A person uses a garden hose to extinguish flames in front of a home as palm trees burn nearby during the Palisades Fire.

Mario Tama/Getty Images

How homeowners can reduce future fire risk

Homeowners can help prevent future fires from spreading to their homes by maintaining a five-foot perimeter of no flammable materials — no mulch, no ornamental plants, no layers of fallen pine needles, and no piles of wood.

Even better is a 30-foot perimeter that's "lean, clean and green," according to FEMA. If you have that much space around your house, keeping it clear of dead branches and keeping trees and bushes well-spaced can help.

The Palisades Fire burns a structure in the Pacific Palisades neighborhood of Los Angeles.

AP Photo/Etienne Laurent

"You are where the rubber meets the road. The things you do on your house and around your house are going to make the difference," Pat Durland, a wildfire-mitigation specialist and instructor for the National Fire Protection Association with 30 years of federal wildfire management experience, told Business Insider.

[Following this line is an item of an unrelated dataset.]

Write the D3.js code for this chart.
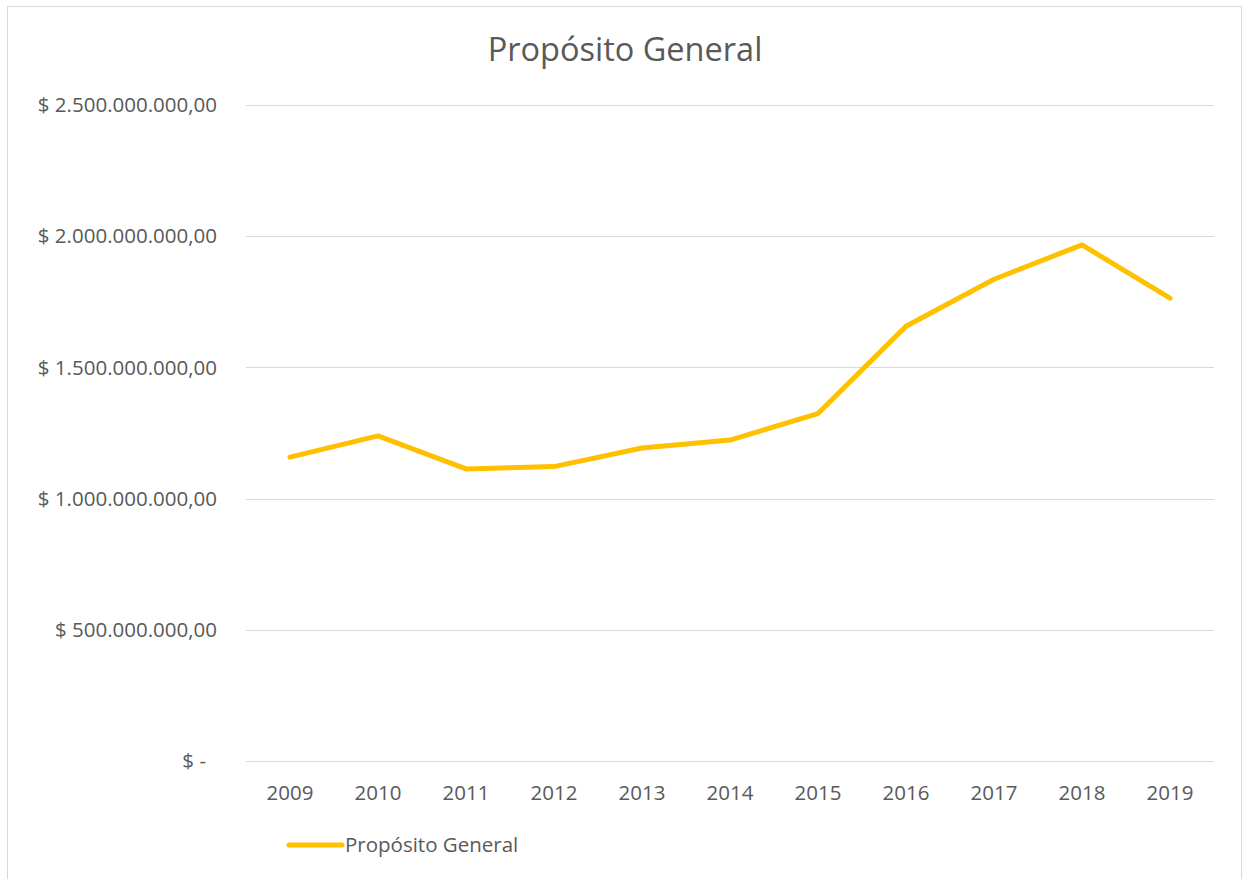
<!DOCTYPE html>
<html>
<head>
<meta charset="utf-8">
<script src="https://cdn.jsdelivr.net/npm/d3@7"></script>
<style>
  body { margin: 0; background: #fff; }
  text { font-family: "Open Sans", "Liberation Sans", sans-serif; fill: #595959; }
</style>
</head>
<body>
<svg></svg>
<script>
const years = ["2009", "2010", "2011", "2012", "2013", "2014", "2015", "2016", "2017", "2018", "2019"];
const values = [1158000000, 1239000000, 1113000000, 1122000000, 1193000000, 1223000000, 1324000000, 1657000000, 1836000000, 1967000000, 1764000000];
const yTicks = [0, 500000000, 1000000000, 1500000000, 2000000000, 2500000000];
const seriesName = "Propósito General";

const width = 1243;
const height = 879;
const margin = {left: 246, right: 29, top: 105, bottom: 118};
const lineColor = "#ffc000";

const svg = d3.select("svg")
    .attr("width", width)
    .attr("height", height);

// chart border
svg.append("rect")
    .attr("x", 7.5)
    .attr("y", 6.5)
    .attr("width", width - 9)
    .attr("height", height + 10)
    .attr("fill", "white")
    .attr("stroke", "#d9d9d9");

const x = d3.scaleBand()
    .domain(years)
    .range([margin.left, width - margin.right]);

const y = d3.scaleLinear()
    .domain([0, 2500000000])
    .range([height - margin.bottom, margin.top]);

const fmt = v => {
    if (v === 0) return "$ -";
    const s = d3.format(",.2f")(v).replace(/,/g, "#").replace(".", ",").replace(/#/g, ".");
    return "$ " + s;
};

// gridlines
svg.append("g")
    .selectAll("line")
    .data(yTicks)
    .enter()
    .append("line")
    .attr("x1", margin.left)
    .attr("x2", width - margin.right)
    .attr("y1", d => Math.round(y(d)) + 0.5)
    .attr("y2", d => Math.round(y(d)) + 0.5)
    .attr("stroke", "#d9d9d9")
    .attr("stroke-width", 1);

// y labels
svg.append("g")
    .selectAll("text")
    .data(yTicks)
    .enter()
    .append("text")
    .attr("x", d => d === 0 ? 206 : 217)
    .attr("y", d => y(d))
    .attr("dy", "0.35em")
    .attr("text-anchor", "end")
    .style("font-size", "20.5px")
    .text(fmt);

// x labels
svg.append("g")
    .selectAll("text")
    .data(years)
    .enter()
    .append("text")
    .attr("x", d => x(d) + x.bandwidth() / 2)
    .attr("y", 793)
    .attr("dy", "0.35em")
    .attr("text-anchor", "middle")
    .style("font-size", "20.5px")
    .text(d => d);

// line
const line = d3.line()
    .x((d, i) => x(years[i]) + x.bandwidth() / 2)
    .y(d => y(d));

svg.append("path")
    .datum(values)
    .attr("d", line)
    .attr("fill", "none")
    .attr("stroke", lineColor)
    .attr("stroke-width", 5)
    .attr("stroke-linecap", "round")
    .attr("stroke-linejoin", "round");

// title
svg.append("text")
    .attr("x", 625)
    .attr("y", 50)
    .attr("dy", "0.35em")
    .attr("text-anchor", "middle")
    .style("font-size", "32.5px")
    .text(seriesName);

// legend
const legend = svg.append("g");
legend.append("line")
    .attr("x1", 289)
    .attr("x2", 342)
    .attr("y1", 845)
    .attr("y2", 845)
    .attr("stroke", lineColor)
    .attr("stroke-width", 5)
    .attr("stroke-linecap", "round");
legend.append("text")
    .attr("x", 345)
    .attr("y", 845)
    .attr("dy", "0.35em")
    .style("font-size", "20.5px")
    .text(seriesName);
</script>
</body>
</html>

With the proper perimeter, Cohen said, even homes caught in conflagrations like the Palisades and Eaton fires could survive.

However, photos from the aftermath so far in the Palisades don't seem to show surviving houses unique amid burned blocks.

The remains of a destroyed home, lost in the Palisades Fire.

Jay L. Clendenin/Getty Images

Cohen noted that trees are still standing in some of those areas, which is visible in live news coverage, showing the fires didn't move through neighborhoods like a wall of flames.

Because embers can travel far, spot ignitions can crop up in various, seemingly random locations throughout a wildfire-adjacent neighborhood. Suddenly a house is on fire here, and another one over there.

Then the houses spread the fire to each other.

Sometimes that happens when a burning house's roof collapses, Cohen said, which sends a convective column up into the wind, which can then push flames into other houses.

Alternatively, the wind can loft burning material from a house and carry it to other homes, igniting new fires.

The extreme winds that have buffeted LA this week spread those embers and bits of burning debris far and wide.

Some houses are close enough to their neighbors that, if the next house has flammable siding — made of wood, perhaps — the mounting flames can quickly overtake it.

A firefighter works from a deck as the Palisades Fire burns a beachfront property in Malibu.

AP Photo/Etienne Laurent

Even when houses are close together, building with non-flammable materials can help.

Once houses are up in flames in a place like the Palisades, Cohen and Durland said, it's no longer a wildfire. It's an urban fire.

With thousands of homes ablaze and powerful winds stoking the flames, firefighters have been unable to contain the fires in Los Angeles.

To stop things from getting to that point — before fires ever start — it's crucial for cities and communities to clear dry, highly flammable grasses and brush, whether through controlled burns, livestock grazing programs, or other means.

"This is a team sport, okay? Nobody can solve this alone," Durland said. "It is going to take community planning and it's going to take leadership at the political level and the community level and the state level."